Tsague highlighted Africa CDC’s “Five Plus One” PHC transformation strategy, which included workforce transformation, digital and infrastructure transformation, commodity security, financial access, and quality of care and data.
He said that governance and accountability serve as the sixth pillar, anchoring the entire framework to support resilient and people-centred health systems.
Declaring the meeting open, Nigeria’s Minister of State for Health, Dr Iziaq Salako, reaffirmed the country’s commitment to the AU’s goal of deploying two million CHWs across Africa by 2030.
“CHWs are our first line of defence, the custodians of health education and the link between our health system and communities,” he said.
Dr Salako noted that Nigeria had tripled the number of Community Health Workers (CHWs) trained annually over the past three years and was integrating digital platforms into community service delivery.
He added that the country was also aligning its health budgets through basket fund mechanisms to strengthen community health financing.
UNICEF’s Deputy Representative in Nigeria, Dr Rownak Khan, emphasised the role of CHWs in reducing under-five mortality in countries like Rwanda, Malawi, and Ethiopia.
“For every one dollar invested in community health, the return exceeds ten dollars,” she said, adding that increased political will across Africa makes the AU’s goal of deploying one million additional CHWs within four years achievable.
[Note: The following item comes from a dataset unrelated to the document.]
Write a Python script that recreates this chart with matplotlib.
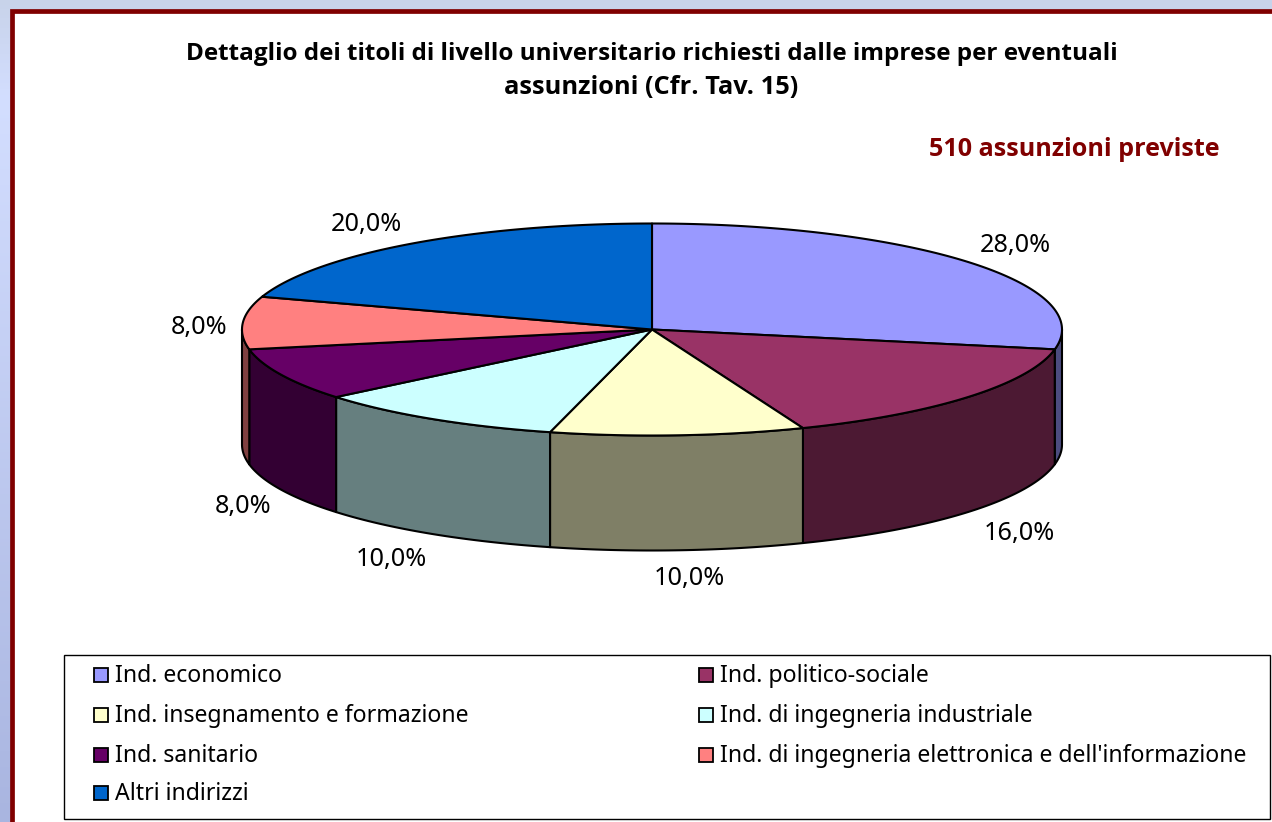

Also speaking, Dr Muyi Aina, Executive Director of the National Primary Health Care Development Agency (NPHCDA), said the agency had redesigned Nigeria’s national community health programme in partnership with state governments and development partners.
Represented by Dr Ngozi Nwosu, Director of PHC Systems Development, Aina said that 70,000 Community-Based Health Workers (CBHWs) would be recruited, trained, and deployed by 2029, one CBHW per 250 households, targeting 160 million Nigerians.
He added that NPHCDA would provide time-bound salary support to states, enabling them to transition CBHWs into their civil service structures.
“So far, eight states, Bauchi, Borno, Niger, Kaduna, Yobe, Zamfara, Katsina and Ebonyi, have signed a Memorandum of Understanding, while five have begun recruitment.
“The agency will also provide training, job aids, commodities, and digital tools to support integrated service delivery,” he said.
The three-day consultation will develop a Community Health Scorecard, strategic recommendations, and a continental framework to support the AU’s 2030 target for CHW deployment.